FIRST YEAR, 500 DIED OF HUNGER IN SREBRENICA
"Before a surgeon and some equipment arrived [in Srebrenica] in August [1992], five doctors who never operated before had to improvise surgery on a gynecological table, hacking infected limbs with saws... Wounds became infected easily. With no drugs to treat them, injured legs and arms had to be amputated. Patients were tied down as doctors sawed through limps. Operations often lasted two hours and the screams reached the street..."
In Srebrenica, citizens often face death for food
By Haris Nezirovic
The Bryan Times, p.2
7 April 1993.
SREBRENICA, Bosnia-Herzegovina (AP) -- Facing starvation, the people of Srebrenica must struggle like animals to survive.
Cut off from almost all aid for nearly a year, Srebrenica's hungry say they have long risked death for food.
First, they walked into enemy fire or cornfields planted with mines. Now they scramble to the hills for meals dropped by U.S. planes, fighting for the precious packages.

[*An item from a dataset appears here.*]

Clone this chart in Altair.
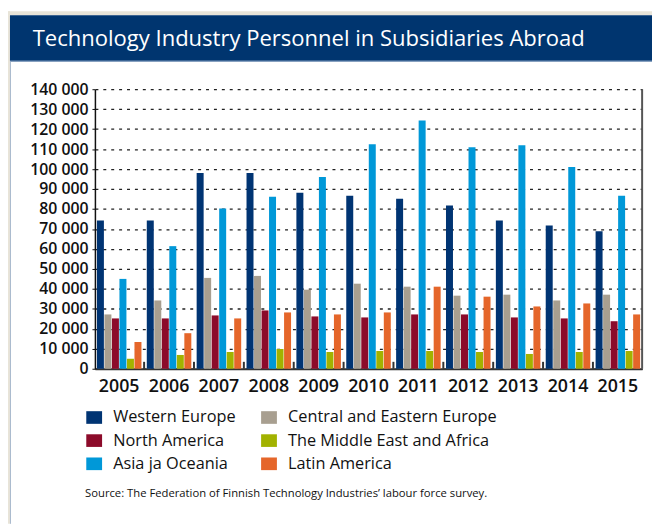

In a year of war, local authorities claim 2,000 people have been killed in fighting in the area and about 500 have died of hunger.
In the morass of mud and begging refugees that are Srebrenica's streets today, figures cannot be verified.
New arrivals stream daily into a town already packed as tight as a box of matches.
Thirty thousand refugees in a town normally housing 9,000 residents. Thousands more in outlying areas closer to Serb lines.
They straggle in five to 10 at a time. Women carrying offspring. Elderly leaning on sticks.
"I've been walking since yesterday and I spent the night in the forest," said a 60-year-old woman from Vlasenica.
"Thousands of people are on the way here. My husband stayed to fight, my two sons were wounded. Where can I go now?" she asked, her face distorted by tears.
People hope vaguely to be evacuated on U.N. convoys. But local authorities have halted evacuations lest they make the town more vulenrable to Serb capture.
People seek any kind of shelter. A family of five beds down in a wrecked car. A family of 10 sleeps in a wrecked truck, others in destroyed buildings.
More than 50 people sleep in one classroom in a school-house turned refugee center. There is no sewage, no running water.
In one room, a man named Hamid lies motionless on the floor, his hair and clothes covered with lice. He is suspected of having typhus.
Spring will bring more infection. With garbage piled high in the streets, doctors fear epidemics of hepatitis, typhus, scables.
In hospitals, patients lie on the floor for lack of beds. Before a surgeon and some equipment arrived in August, five doctors who never operated before hada to improvise surgery on a gynecological table, hacking infected limbs with saws.
Doctors said several patients bled to death for lack of transfusions. Wounds became infected easily. With no drugs to treat them, injured legs and arms had to be amputated.
Patients were tied down as doctors sawed through limps. Operations often lasted two hours and th screams reached the street, said Dr. Ilijas Pilav, who said he performed such surgery.
In November, a U.N. relief convoj brought anesthetics. But there was no muscle relaxant. During stomach operations, doctors struggled to push intestines back inside the body.
That convoy was one of only three to reach Srebrenica before March 8, when trucks arrived after Gen. Philippe Morillon, U.N. commander for Bosnia, talked aid past the Serbs.
Already last summer, residents say, food was short.
Civilians would follow Bosnian soldiers attacking Serb villages, entering just behind them to scavenge food. Some would die trying.
Locals recalled the village of Osatovici, where civilians invaded ahead of the army. Chaos resulted, with civilian deaths doubling those of soldiers, local authorities said.